** Task description **
Repeat, exactly and only, the lines from the beginning of the data through the line with "ax = fig.add_axes([16". Pictures are left out.

□ □ □

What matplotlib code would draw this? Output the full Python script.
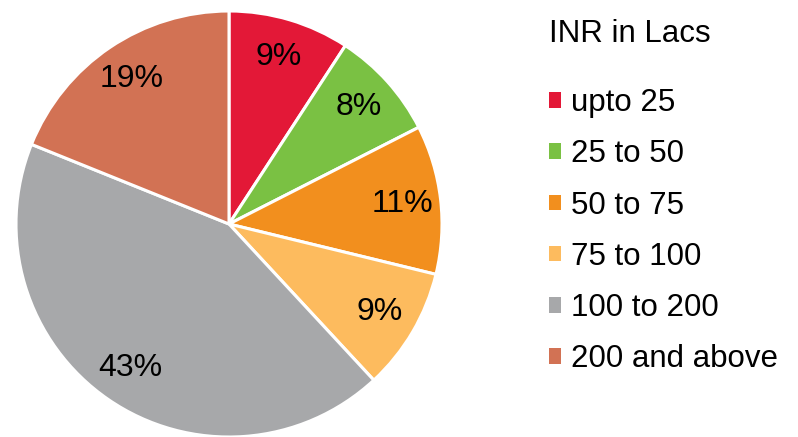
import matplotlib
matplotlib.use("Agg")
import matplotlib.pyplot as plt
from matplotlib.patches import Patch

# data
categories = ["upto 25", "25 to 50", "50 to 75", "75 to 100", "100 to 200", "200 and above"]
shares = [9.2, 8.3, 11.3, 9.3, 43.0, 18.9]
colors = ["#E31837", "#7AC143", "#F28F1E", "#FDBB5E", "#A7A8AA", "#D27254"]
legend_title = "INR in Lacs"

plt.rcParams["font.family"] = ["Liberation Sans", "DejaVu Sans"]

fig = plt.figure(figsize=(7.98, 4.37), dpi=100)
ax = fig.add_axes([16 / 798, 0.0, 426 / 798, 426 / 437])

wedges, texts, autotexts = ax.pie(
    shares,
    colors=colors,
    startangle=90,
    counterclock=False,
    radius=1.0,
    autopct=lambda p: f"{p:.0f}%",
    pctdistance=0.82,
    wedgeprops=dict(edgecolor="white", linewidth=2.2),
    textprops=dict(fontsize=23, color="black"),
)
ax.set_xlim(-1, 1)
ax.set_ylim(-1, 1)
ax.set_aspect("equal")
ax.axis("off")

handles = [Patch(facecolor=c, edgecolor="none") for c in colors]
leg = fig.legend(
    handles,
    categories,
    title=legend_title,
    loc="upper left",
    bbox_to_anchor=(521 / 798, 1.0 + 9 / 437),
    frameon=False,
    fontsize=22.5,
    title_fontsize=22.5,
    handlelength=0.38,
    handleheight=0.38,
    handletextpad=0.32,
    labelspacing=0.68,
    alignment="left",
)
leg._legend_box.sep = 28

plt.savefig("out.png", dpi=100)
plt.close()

□ □ □

** Solution to this exercise **
What matplotlib code would draw this? Output the full Python script.
import matplotlib
matplotlib.use("Agg")
import matplotlib.pyplot as plt
from matplotlib.patches import Patch

# data
categories = ["upto 25", "25 to 50", "50 to 75", "75 to 100", "100 to 200", "200 and above"]
shares = [9.2, 8.3, 11.3, 9.3, 43.0, 18.9]
colors = ["#E31837", "#7AC143", "#F28F1E", "#FDBB5E", "#A7A8AA", "#D27254"]
legend_title = "INR in Lacs"

plt.rcParams["font.family"] = ["Liberation Sans", "DejaVu Sans"]

fig = plt.figure(figsize=(7.98, 4.37), dpi=100)
ax = fig.add_axes([16 / 798, 0.0, 426 / 798, 426 / 437])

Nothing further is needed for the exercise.